1 million entities at 12 bytes each = 12 MB.
at 60fps = 720 MB/s just for entity data.
that's only 3% of bandwidth. plenty of room.
but a naive approach (64 bytes, plus overhead) could be
10x worse. suddenly you're at 30%.
CLOCK CYCLES
a 3GHz CPU does 3 billion operations per second.
at 60fps, that's 50 million operations per frame.
1 million entities = 50 operations each.
50 operations is: a few multiplies, some loads/stores, a branch.
that's barely enough for "move in a direction".
pathfinding? AI? collision? not a chance.
PARALLELISM
GPUs have thousands of cores but they're simple.
CPUs have few cores but they're smart.
entity rendering: perfectly parallel (GPU wins)
entity decision-making: often sequential (CPU bound)
so yes, physics constrains us. but "physics" here means:
- how fast electrons move through silicon
- how much data fits on a wire
- how many transistors fit on a chip
within those limits, there's room. lots of room, if you're clever.
lofivor went from 5k to 700k by being clever, not by breaking physics.
the actual lesson
-----------------
the limit isn't really "the hardware can't do it."
the limit is "the hardware can't do it THE WAY YOU'RE DOING IT."
every optimization in lofivor was finding a different way:
- don't draw circles, blit textures
- don't call functions, submit vertices directly
- don't send matrices, send packed structs
- don't update on CPU, use compute shaders
the hardware was always capable of 700k. the code wasn't asking right.
this is true at every level. that old laptop struggling with 10k
entities in some game? probably not the laptop's fault. probably
the game is doing something wasteful that doesn't need to be.

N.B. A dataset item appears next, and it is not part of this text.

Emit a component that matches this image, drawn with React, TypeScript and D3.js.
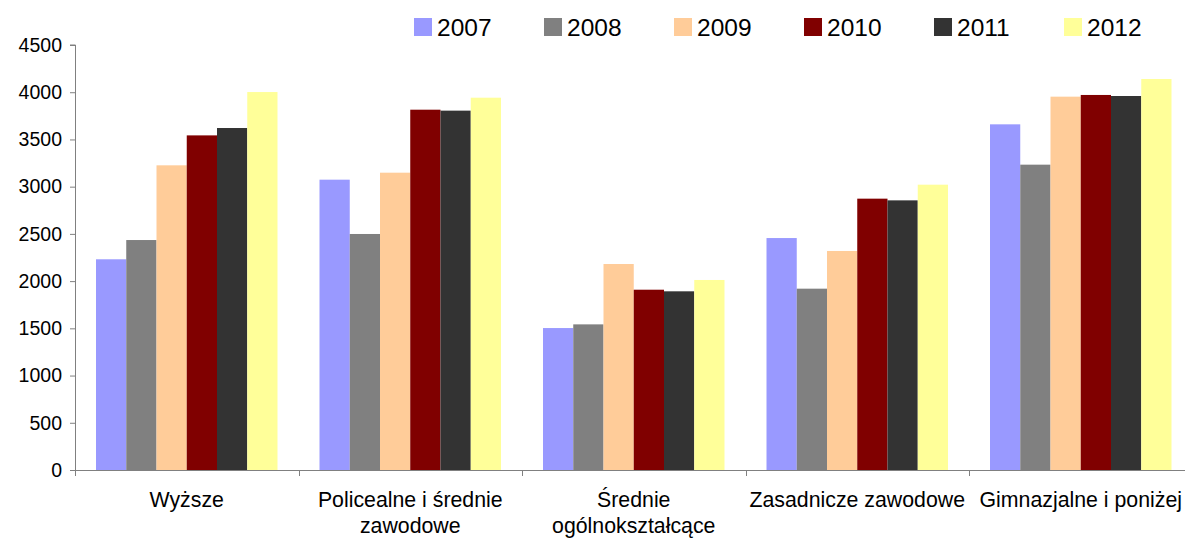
import React, { useEffect, useRef } from 'react';
import * as d3 from 'd3';

const categories = [
  ['Wyższe'],
  ['Policealne i średnie', 'zawodowe'],
  ['Średnie', 'ogólnokształcące'],
  ['Zasadnicze zawodowe'],
  ['Gimnazjalne i poniżej'],
];
const years = ['2007', '2008', '2009', '2010', '2011', '2012'];
const colors = ['#9999FF', '#808080', '#FFCC99', '#800000', '#333333', '#FFFF99'];

const v2007 = [2231, 3074, 1503, 2456, 3660];
const v2008 = [2435, 2499, 1542, 1920, 3233];
const v2009 = [3226, 3148, 2181, 2319, 3953];
const v2010 = [3543, 3815, 1909, 2873, 3971];
const v2011 = [3621, 3805, 1892, 2855, 3960];
const v2012 = [4002, 3942, 2012, 3021, 4140];
const series = [v2007, v2008, v2009, v2010, v2011, v2012];

const yTicks = [0, 500, 1000, 1500, 2000, 2500, 3000, 3500, 4000, 4500];

const W = 1185, H = 538;

const App = () => {
  const svgRef = useRef(null);

  useEffect(() => {
    const svg = d3.select(svgRef.current);
    svg.selectAll('*').remove();

    const left = 75, bottom = 470, top = 45;
    const groupW = 223.5;
    const keys = categories.map((c, i) => String(i));

    const x0 = d3.scaleBand().domain(keys).range([left, left + groupW * keys.length]).padding(0);
    const x1 = d3.scaleBand().domain(years).range([21, groupW - 21]).padding(0);
    const y = d3.scaleLinear().domain([0, 4500]).range([bottom, top]);

    // bars
    years.forEach((yr, si) => {
      svg.append('g')
        .selectAll('rect')
        .data(series[si])
        .join('rect')
        .attr('x', (d, i) => x0(String(i)) + x1(yr))
        .attr('y', d => y(d))
        .attr('width', x1.bandwidth())
        .attr('height', d => bottom - y(d))
        .attr('fill', colors[si]);
    });

    const axisColor = '#808080';
    const font = 'Arial, "Liberation Sans", sans-serif';

    // y axis
    const yAxis = svg.append('g')
      .attr('transform', `translate(${left},0)`)
      .call(d3.axisLeft(y).tickValues(yTicks).tickSize(5).tickPadding(8).tickFormat(d3.format('d')));
    yAxis.select('.domain').attr('stroke', axisColor).attr('d', `M-5,${top}H0.5V${bottom}`);
    yAxis.selectAll('.tick line').attr('stroke', axisColor);
    yAxis.selectAll('text')
      .style('font-family', font)
      .style('font-size', '19.5px')
      .attr('fill', '#000');

    // x axis line
    svg.append('line')
      .attr('x1', left).attr('x2', W)
      .attr('y1', bottom + 0.5).attr('y2', bottom + 0.5)
      .attr('stroke', axisColor);

    // x boundary ticks
    const bounds = keys.map(k => x0(k)).concat([left + groupW * keys.length]);
    svg.append('g')
      .selectAll('line')
      .data(bounds)
      .join('line')
      .attr('x1', d => Math.round(d) + 0.5).attr('x2', d => Math.round(d) + 0.5)
      .attr('y1', bottom).attr('y2', bottom + 6)
      .attr('stroke', axisColor);

    // x labels
    const lab = svg.append('g')
      .selectAll('text')
      .data(categories)
      .join('text')
      .attr('x', (d, i) => x0(String(i)) + groupW / 2)
      .attr('y', 507)
      .attr('text-anchor', 'middle')
      .style('font-family', font)
      .style('font-size', '21.3px')
      .attr('fill', '#000');
    lab.selectAll('tspan')
      .data(d => d)
      .join('tspan')
      .attr('x', function () { return d3.select(this.parentNode).attr('x'); })
      .attr('dy', (d, i) => (i === 0 ? 0 : 26))
      .text(d => d);

    // legend
    const legend = svg.append('g')
      .selectAll('g')
      .data(years)
      .join('g')
      .attr('transform', (d, i) => `translate(${414 + i * 130},18)`);
    legend.append('rect')
      .attr('width', 18).attr('height', 18)
      .attr('fill', (d, i) => colors[i]);
    legend.append('text')
      .attr('x', 23).attr('y', 17.5)
      .style('font-family', font)
      .style('font-size', '24.5px')
      .attr('fill', '#000')
      .text(d => d);
  }, []);

  return (
    <svg ref={svgRef} width={W} height={H}
      style={{ position: 'absolute', left: 0, top: 0, display: 'block', background: '#fff' }} />
  );
};

export default App;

"runs poorly on old hardware" often means "we didn't try to make
it run on old hardware" not "it's impossible on old hardware."
closing thought
---------------
10 million is a lot. but 1 million? 2 million?
with discipline: yes.
with decisions that respect the hardware: yes.
with awareness of what's actually expensive: yes.
the knowledge of what's expensive is the key.
most developers don't have it. they use high-level abstractions
that hide the cost. they've never seen a frame budget or a
bandwidth calculation.
lofivor is a learning tool. the journey from 5k to 700k teaches
where the costs are. once you see them, you can't unsee them.
you start asking: "what is this actually doing? what does it cost?
is there a cheaper way?"
that's the skill. not the specific techniques—those change with
hardware. the skill is asking the questions.